Tuesday, January 24, 2017

Book 6: We Should All Be Feminists, Chimamanda Ngozi Adichie

As I've mentioned, I teach AP Language and Composition at the high school I work at. For those unfamiliar, AP Lang is an all nonfiction, rhetoric-based class, as opposed to AP Literature, which is for the fancy readin' and theory learnin' to raise future English majors. I took Lit in high school because my very small rural middle-of-nowhere school didn't offer anything else, but I have a feeling Lang is the more useful of the classes (says the modest AP Lang teacher). Anyway, I focus on issues of social justice in my attempt to turn all of my students into screaming leftists, and for the most part I've been very happy with the results.

I've got race and class covered, but I've had a very hard time finding what I felt to be an accessible, intro-level text on feminism or gender rights in general. I've made a concentrated effort to address this in my reading the past year, but have run into several dead-ends. I think, however, Adichie's (very) slim volume is going to help me finally fill out this part of my curriculum. Adapted from a TED Talk that it's likely you've heard, We Should All Be Feminists is conversational, engaging, covers a wide variety of issues, and puts out a call that all can understand and take steps to answer. Adichie humorously traces her "labeling" of her feminism early on, going from a Happy Feminist to a Happy African Feminist to, eventually, a Happy African Feminist Who Does Not Hate Men And Who Likes to Wear Lip Gloss And High Heels For Herself And Not For Men. That paragraph alone opens avenues for all sorts of conversations about the perception of feminism in our culture. (I read this for the specific purpose of bringing it to a high school classroom, so much of my review will be written with that in mind.) While the African bit of the equation gives the feminist-resistant in the audience an easy out ("we're not Africa - we're a much more equal society!"), I feel like the Women's March this past weekend provides enough of a window into the mindset of America outside of the Brooklyn bubble. (To wit, Slate had the reaction of some Trump supporters who witnessed the March, and said things like, “I just don’t understand why they are marching. I don’t know what rights they are losing or what’s being threatened... The only thing I can see that might be threatened is abortion rights, a little bit. Most of this is not necessary at all.”)

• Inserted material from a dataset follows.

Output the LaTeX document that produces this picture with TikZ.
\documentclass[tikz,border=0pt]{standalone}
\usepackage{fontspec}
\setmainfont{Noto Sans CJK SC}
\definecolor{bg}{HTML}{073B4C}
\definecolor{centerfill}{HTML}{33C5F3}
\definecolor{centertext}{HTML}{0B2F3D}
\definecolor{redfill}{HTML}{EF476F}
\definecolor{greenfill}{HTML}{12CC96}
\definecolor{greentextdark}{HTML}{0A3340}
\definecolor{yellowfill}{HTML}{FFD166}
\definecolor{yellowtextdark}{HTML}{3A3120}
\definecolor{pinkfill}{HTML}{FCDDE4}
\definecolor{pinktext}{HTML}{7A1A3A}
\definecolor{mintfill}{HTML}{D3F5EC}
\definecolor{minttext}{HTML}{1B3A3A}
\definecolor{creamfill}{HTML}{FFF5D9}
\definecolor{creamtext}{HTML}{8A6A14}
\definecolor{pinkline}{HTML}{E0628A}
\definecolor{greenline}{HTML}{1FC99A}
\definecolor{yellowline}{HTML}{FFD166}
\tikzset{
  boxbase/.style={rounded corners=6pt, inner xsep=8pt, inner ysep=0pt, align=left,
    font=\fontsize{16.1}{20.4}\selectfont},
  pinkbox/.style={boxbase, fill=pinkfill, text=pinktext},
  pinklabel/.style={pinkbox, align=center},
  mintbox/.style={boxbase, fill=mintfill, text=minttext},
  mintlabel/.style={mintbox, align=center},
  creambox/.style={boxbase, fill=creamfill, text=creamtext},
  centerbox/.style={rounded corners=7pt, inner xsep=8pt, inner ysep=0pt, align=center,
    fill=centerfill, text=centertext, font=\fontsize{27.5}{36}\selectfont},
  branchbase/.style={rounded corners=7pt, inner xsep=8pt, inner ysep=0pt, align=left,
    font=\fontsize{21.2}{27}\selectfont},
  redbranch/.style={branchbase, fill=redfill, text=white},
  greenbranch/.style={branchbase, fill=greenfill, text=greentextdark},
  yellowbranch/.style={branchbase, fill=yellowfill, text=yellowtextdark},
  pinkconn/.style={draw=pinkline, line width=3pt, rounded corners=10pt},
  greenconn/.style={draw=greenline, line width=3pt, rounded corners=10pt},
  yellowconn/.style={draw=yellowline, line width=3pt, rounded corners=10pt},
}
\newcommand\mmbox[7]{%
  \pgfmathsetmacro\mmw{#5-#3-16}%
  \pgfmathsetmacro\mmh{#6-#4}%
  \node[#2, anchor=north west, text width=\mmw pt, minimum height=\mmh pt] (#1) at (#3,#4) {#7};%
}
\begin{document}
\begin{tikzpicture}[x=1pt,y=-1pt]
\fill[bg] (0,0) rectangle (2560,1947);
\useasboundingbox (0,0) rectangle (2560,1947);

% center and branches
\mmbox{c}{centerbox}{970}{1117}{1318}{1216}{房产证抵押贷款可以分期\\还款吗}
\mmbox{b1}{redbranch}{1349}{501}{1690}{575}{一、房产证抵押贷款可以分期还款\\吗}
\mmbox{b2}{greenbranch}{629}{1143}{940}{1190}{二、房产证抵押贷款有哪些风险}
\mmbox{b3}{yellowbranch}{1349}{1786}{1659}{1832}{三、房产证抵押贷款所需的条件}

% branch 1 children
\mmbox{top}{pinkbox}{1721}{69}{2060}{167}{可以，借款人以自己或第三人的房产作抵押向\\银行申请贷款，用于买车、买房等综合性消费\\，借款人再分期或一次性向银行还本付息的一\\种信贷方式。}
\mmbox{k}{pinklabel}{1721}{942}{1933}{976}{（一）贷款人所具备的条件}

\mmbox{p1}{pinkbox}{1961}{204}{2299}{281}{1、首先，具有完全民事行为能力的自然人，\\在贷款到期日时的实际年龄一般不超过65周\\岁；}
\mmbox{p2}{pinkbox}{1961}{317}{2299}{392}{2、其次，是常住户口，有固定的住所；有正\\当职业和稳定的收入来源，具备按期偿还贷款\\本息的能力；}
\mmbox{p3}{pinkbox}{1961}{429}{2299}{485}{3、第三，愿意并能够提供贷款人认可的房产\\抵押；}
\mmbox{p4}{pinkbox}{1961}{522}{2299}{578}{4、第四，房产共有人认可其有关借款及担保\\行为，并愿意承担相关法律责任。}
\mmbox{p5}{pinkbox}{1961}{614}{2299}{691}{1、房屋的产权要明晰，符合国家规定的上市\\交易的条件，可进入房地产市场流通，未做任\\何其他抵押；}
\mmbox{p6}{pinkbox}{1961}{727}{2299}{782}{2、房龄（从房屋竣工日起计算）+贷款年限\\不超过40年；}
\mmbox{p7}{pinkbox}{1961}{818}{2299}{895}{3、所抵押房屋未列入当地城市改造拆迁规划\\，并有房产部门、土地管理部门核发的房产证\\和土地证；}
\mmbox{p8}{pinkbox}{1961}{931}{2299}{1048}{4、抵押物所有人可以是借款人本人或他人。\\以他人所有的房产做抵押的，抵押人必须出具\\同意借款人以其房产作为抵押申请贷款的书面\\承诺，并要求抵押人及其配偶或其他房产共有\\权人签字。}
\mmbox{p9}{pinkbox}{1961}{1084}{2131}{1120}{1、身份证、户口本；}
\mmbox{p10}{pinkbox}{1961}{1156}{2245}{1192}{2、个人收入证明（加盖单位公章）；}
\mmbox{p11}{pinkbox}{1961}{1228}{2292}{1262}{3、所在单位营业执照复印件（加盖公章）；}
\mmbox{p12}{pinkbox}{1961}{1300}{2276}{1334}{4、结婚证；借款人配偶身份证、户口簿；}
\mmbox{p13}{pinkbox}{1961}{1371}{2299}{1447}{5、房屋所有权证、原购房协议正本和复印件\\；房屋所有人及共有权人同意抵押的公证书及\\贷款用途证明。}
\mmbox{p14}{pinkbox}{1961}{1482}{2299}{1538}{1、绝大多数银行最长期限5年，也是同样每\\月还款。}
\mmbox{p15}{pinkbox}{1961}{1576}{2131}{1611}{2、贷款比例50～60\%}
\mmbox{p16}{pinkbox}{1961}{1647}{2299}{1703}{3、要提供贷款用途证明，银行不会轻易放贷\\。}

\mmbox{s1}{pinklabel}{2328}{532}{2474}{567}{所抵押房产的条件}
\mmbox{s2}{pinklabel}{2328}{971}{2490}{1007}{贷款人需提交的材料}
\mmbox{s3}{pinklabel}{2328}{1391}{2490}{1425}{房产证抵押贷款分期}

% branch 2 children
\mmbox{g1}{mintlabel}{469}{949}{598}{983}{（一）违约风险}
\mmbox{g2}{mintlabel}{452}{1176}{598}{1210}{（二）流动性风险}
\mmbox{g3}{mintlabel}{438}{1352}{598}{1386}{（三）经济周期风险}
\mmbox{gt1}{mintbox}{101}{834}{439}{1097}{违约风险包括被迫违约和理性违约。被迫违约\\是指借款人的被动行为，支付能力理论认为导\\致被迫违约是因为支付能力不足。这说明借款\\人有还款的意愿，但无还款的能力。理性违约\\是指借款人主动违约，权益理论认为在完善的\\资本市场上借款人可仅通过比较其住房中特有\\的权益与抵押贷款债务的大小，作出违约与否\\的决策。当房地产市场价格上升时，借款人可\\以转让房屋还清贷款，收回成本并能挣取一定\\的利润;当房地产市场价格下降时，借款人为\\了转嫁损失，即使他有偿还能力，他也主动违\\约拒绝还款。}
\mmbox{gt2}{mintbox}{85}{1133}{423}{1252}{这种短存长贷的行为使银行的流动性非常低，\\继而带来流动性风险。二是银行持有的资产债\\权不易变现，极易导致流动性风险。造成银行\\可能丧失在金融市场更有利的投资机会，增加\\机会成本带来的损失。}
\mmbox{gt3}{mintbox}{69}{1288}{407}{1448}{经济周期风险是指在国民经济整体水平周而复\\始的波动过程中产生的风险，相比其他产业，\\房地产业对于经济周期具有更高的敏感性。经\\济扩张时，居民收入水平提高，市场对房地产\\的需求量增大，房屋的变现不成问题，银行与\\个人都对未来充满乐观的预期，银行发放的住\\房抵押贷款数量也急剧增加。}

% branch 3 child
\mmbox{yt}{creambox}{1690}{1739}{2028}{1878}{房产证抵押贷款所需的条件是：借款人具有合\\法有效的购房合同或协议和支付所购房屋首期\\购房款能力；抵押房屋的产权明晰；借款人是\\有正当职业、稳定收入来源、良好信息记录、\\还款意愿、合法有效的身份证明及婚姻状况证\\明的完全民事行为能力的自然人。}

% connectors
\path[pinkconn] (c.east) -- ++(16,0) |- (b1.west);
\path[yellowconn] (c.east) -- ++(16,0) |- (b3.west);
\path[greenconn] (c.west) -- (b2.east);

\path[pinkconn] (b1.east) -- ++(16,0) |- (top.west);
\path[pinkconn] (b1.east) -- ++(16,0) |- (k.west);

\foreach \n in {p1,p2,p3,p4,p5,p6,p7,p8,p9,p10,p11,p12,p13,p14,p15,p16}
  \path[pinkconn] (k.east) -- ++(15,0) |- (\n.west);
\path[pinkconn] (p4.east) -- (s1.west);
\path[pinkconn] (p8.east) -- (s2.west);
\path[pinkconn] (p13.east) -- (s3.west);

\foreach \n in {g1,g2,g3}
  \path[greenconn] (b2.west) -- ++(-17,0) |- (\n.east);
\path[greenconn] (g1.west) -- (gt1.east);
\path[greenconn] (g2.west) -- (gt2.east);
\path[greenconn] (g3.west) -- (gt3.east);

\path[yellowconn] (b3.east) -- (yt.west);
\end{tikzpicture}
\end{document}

Adichie ends with, "All of us, women and men, must do better." Since so much of, um, the conversation right now focuses on getting the conversation started, I feel like that is appropriate, useful, and, most importantly for my purposes, actionable. A lot of my kids realize that feminism is good, because they believe in equality, but they just don't know all the things that go into feminism. As one of the speakers at the March this weekend said, criminal justice is a woman's issue. Income inequality is a woman's issue. Healthcare is a woman's issue. Looking at society through that lens, I hope, will be an easy and useful leap for my kids (says the white, heterosexual, cisgender male who will be teaching his students about feminism). 

1 comment:

Christopher said...

I use a chapter from Lois Tyson's Critical Theory today as an intro to feminist theory. It's not appropriate for every HS student but it's helped me get a better sense of the shape of feminist thought beyond the cliches.